A Felicidade
Todos sorriem nas fotos e à
distância a felicidade é possível sem se saber o que acontece nas horas
escondidas, nos fatos não narrados. João fuma seu cigarro à janela d’uma tarde úmida
de domingo. Os filhos saíram para brincar com os amigos e a mulher assiste na
TV a qualquer coisa que pouco, ou nada, lhe interessa. João pensa no que lhe
incomoda.
O que lhe incomoda mais é o não
saber bem o porquê deste sentimento cinza e úmido que, volta e meia, o acorda
nas horas de silêncio. João se inunda nestes momentos sem palavras; momentos
cheios de pensamentos e sentimentos de uma força incompreensível. Por quê? Ele tem
tudo: duas crianças as quais ama mais do que poderia crer, uma boa companheira,
um trabalho que lhe dá prazer, amigos para os copos e algum dinheiro para as
coisas desimportantes da vida. Nada lhe falta; verdade. Então, por que há
dentro dele esta tremenda falta de algo cujo nome próprio ele não pode definir?

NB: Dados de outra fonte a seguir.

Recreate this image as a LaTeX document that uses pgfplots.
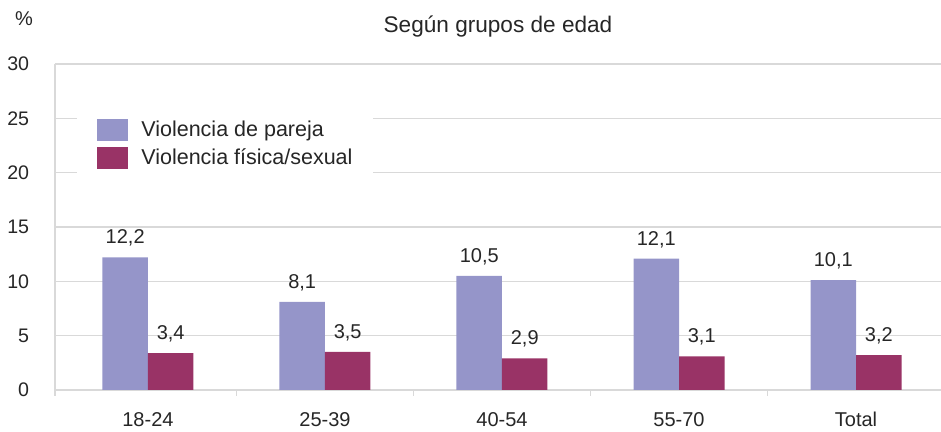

Na rua passam caminhando algumas
pessoas. Homens a conversar, casais de mãos dadas, crianças apressadas. A vida
passa regularmente, tranquila e feliz, da janela de seu apartamento no segundo
andar de um prédio antigo. Anos 50, 60 talvez. João rói as unhas das mãos e
acende o segundo cigarro. O certo era parar de fumar, ele pensa. Tenho dois filhos
e a saúde já não é a mesma que há vinte anos; certamente.
Uma vontade grande de sair se
apresenta. Sair pelas escadas abaixo sem dizer nada a ninguém. Sair sem destino
e direção. Sair. João morde o canto de seu dedo anular direito um pouco forte
demais. O sangue escorre. Que merda! Pensa
ele. Isso vai doer-me amanhã. E amanhã há muito que ser feito. Decisões a
tomar, números, ensaios. João se lembra de que há muito para ler, para estudar.
Contudo a concentração e o foco andam um tanto turvos nos últimos dias; nos
últimos meses. Difícil concentrar-se e, talvez, o melhor fosse mesmo recorrer a
um médico. Deve haver drogas para isso. Deve haver uma droga qualquer para tudo
isso.
João ouve a voz da filha vindo da
rua. Ela e seu irmão correm na calçada com os amigos sem qualquer adulto por
perto e, apenas nesse instante, ele se dá conta de quão grande está sua menina.
Dez anos já! Como pode ser isso? O que foi que eu deixei para trás? João apaga
o cigarro e sai da janela.
Vou descer um pouco e ver os
meninos. Grita João para a sua mulher. O mundo silencioso adormece.